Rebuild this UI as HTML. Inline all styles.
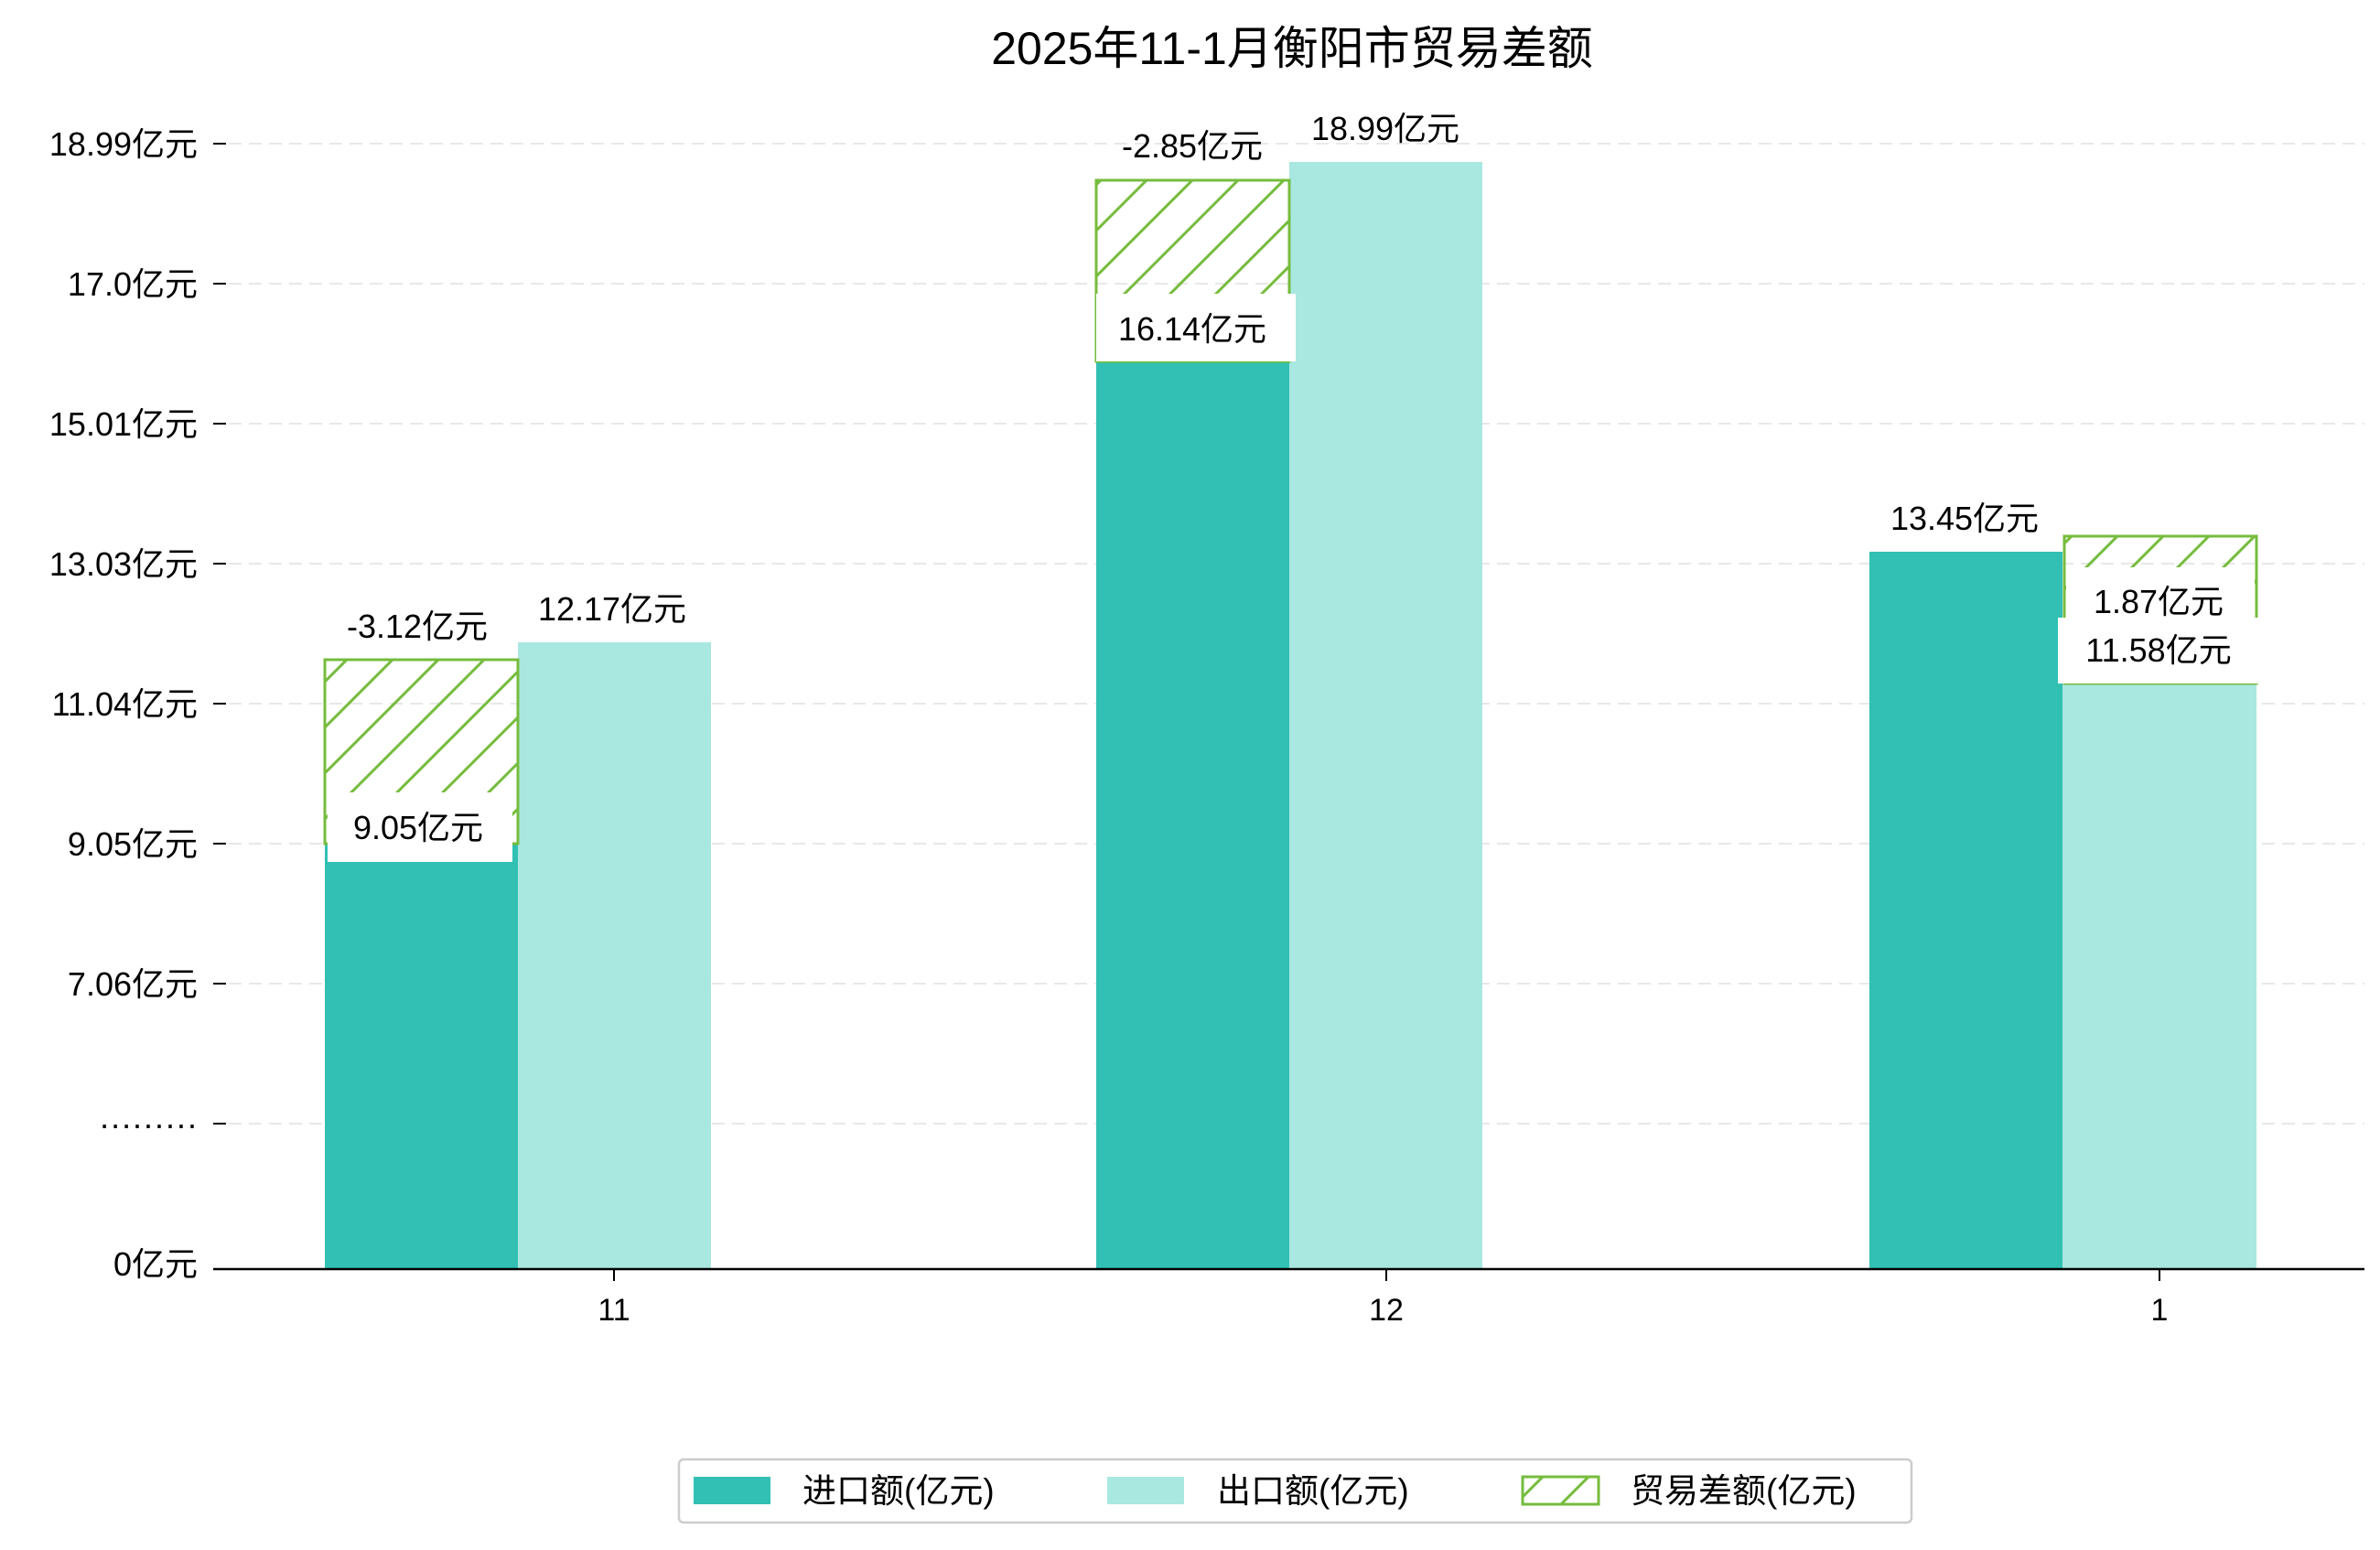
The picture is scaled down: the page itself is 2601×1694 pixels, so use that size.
<!DOCTYPE html>
<html><head><meta charset="utf-8"><style>
body{margin:0;background:#fff}
svg text{font-family:"WenQuanYi Zen Hei","Liberation Sans","Noto Sans CJK SC",sans-serif;fill:#000}
</style></head><body>
<svg width="2601" height="1689" viewBox="0 0 2601 1689" xmlns="http://www.w3.org/2000/svg">
<defs>
<pattern id="h" patternUnits="userSpaceOnUse" width="50" height="50">
<path d="M-10,60 L60,-10 M-10,10 L10,-10 M40,60 L60,40" stroke="#76BC3E" stroke-width="3"/>
</pattern>
</defs>
<text x="1412" y="70" font-size="50" text-anchor="middle">2025年11-1月衡阳市贸易差额</text>
<g stroke="#e8e8e8" stroke-width="2" stroke-dasharray="14,8">
<line x1="250" y1="157" x2="2584" y2="157"/><line x1="250" y1="310" x2="2584" y2="310"/>
<line x1="250" y1="463" x2="2584" y2="463"/><line x1="250" y1="616" x2="2584" y2="616"/>
<line x1="250" y1="769" x2="2584" y2="769"/><line x1="250" y1="922" x2="2584" y2="922"/>
<line x1="250" y1="1075" x2="2584" y2="1075"/><line x1="250" y1="1228" x2="2584" y2="1228"/>
</g>
<g stroke="#000" stroke-width="2">
<line x1="233" y1="157" x2="247" y2="157"/><line x1="233" y1="310" x2="247" y2="310"/>
<line x1="233" y1="463" x2="247" y2="463"/><line x1="233" y1="616" x2="247" y2="616"/>
<line x1="233" y1="769" x2="247" y2="769"/><line x1="233" y1="922" x2="247" y2="922"/>
<line x1="233" y1="1075" x2="247" y2="1075"/><line x1="233" y1="1228" x2="247" y2="1228"/>
</g>
<g font-size="36" text-anchor="end">
<text x="216" y="170">18.99亿元</text><text x="216" y="323">17.0亿元</text>
<text x="216" y="476">15.01亿元</text><text x="216" y="629">13.03亿元</text>
<text x="216" y="782">11.04亿元</text><text x="216" y="935">9.05亿元</text>
<text x="216" y="1088">7.06亿元</text><text x="216" y="1241">·········</text>
<text x="216" y="1394">0亿元</text>
</g>
<rect x="355" y="922" width="211" height="465" fill="#31C0B3"/>
<rect x="566" y="702" width="211" height="685" fill="#A9E7E1"/>
<rect x="355" y="721" width="211" height="201" fill="url(#h)" stroke="#76BC3E" stroke-width="3"/>
<rect x="1198" y="395" width="211" height="992" fill="#31C0B3"/>
<rect x="1409" y="177" width="211" height="1210" fill="#A9E7E1"/>
<rect x="1198" y="197" width="211" height="198" fill="url(#h)" stroke="#76BC3E" stroke-width="3"/>
<rect x="2043" y="603" width="211" height="784" fill="#31C0B3"/>
<rect x="2254" y="747" width="212" height="640" fill="#A9E7E1"/>
<rect x="2256" y="586" width="210" height="161" fill="url(#h)" stroke="#76BC3E" stroke-width="3"/>
<rect x="358" y="866" width="202" height="76" fill="#fff"/>
<rect x="1198" y="321" width="218" height="74" fill="#fff"/>
<rect x="2258" y="620" width="206" height="55" fill="#fff"/>
<rect x="2249" y="675" width="219" height="72" fill="#fff"/>
<g font-size="36" text-anchor="middle">
<text x="456" y="697">-3.12亿元</text><text x="669" y="678">12.17亿元</text><text x="457" y="917">9.05亿元</text>
<text x="1303" y="172">-2.85亿元</text><text x="1514" y="153">18.99亿元</text><text x="1303" y="372">16.14亿元</text>
<text x="2147" y="579">13.45亿元</text><text x="2359" y="670">1.87亿元</text><text x="2359" y="723">11.58亿元</text>
</g>
<line x1="233" y1="1387" x2="2584" y2="1387" stroke="#000" stroke-width="2.5"/>
<g stroke="#000" stroke-width="2">
<line x1="671" y1="1387" x2="671" y2="1400"/><line x1="1515" y1="1387" x2="1515" y2="1400"/><line x1="2360" y1="1387" x2="2360" y2="1400"/>
</g>
<g font-size="34" text-anchor="middle">
<text x="671" y="1443">11</text><text x="1515" y="1443">12</text><text x="2360" y="1443">1</text>
</g>
<rect x="742" y="1595" width="1347" height="69" rx="5" fill="#fff" stroke="#ccc" stroke-width="2.5"/>
<rect x="758" y="1614" width="84" height="30" fill="#31C0B3"/>
<rect x="1210" y="1614" width="84" height="30" fill="#A9E7E1"/>
<rect x="1664" y="1614" width="83" height="30" fill="url(#h)" stroke="#76BC3E" stroke-width="3"/>
<g font-size="37">
<text x="877" y="1642">进口额(亿元)</text><text x="1330" y="1642">出口额(亿元)</text><text x="1782" y="1642">贸易差额(亿元)</text>
</g>
</svg>
</body></html>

________

Problem details: Copy every single line of the material above that holds "size".

Result of this task:
The picture is scaled down: the page itself is 2601×1694 pixels, so use that size.
<text x="1412" y="70" font-size="50" text-anchor="middle">2025年11-1月衡阳市贸易差额</text>
<g font-size="36" text-anchor="end">
<g font-size="36" text-anchor="middle">
<g font-size="34" text-anchor="middle">
<g font-size="37">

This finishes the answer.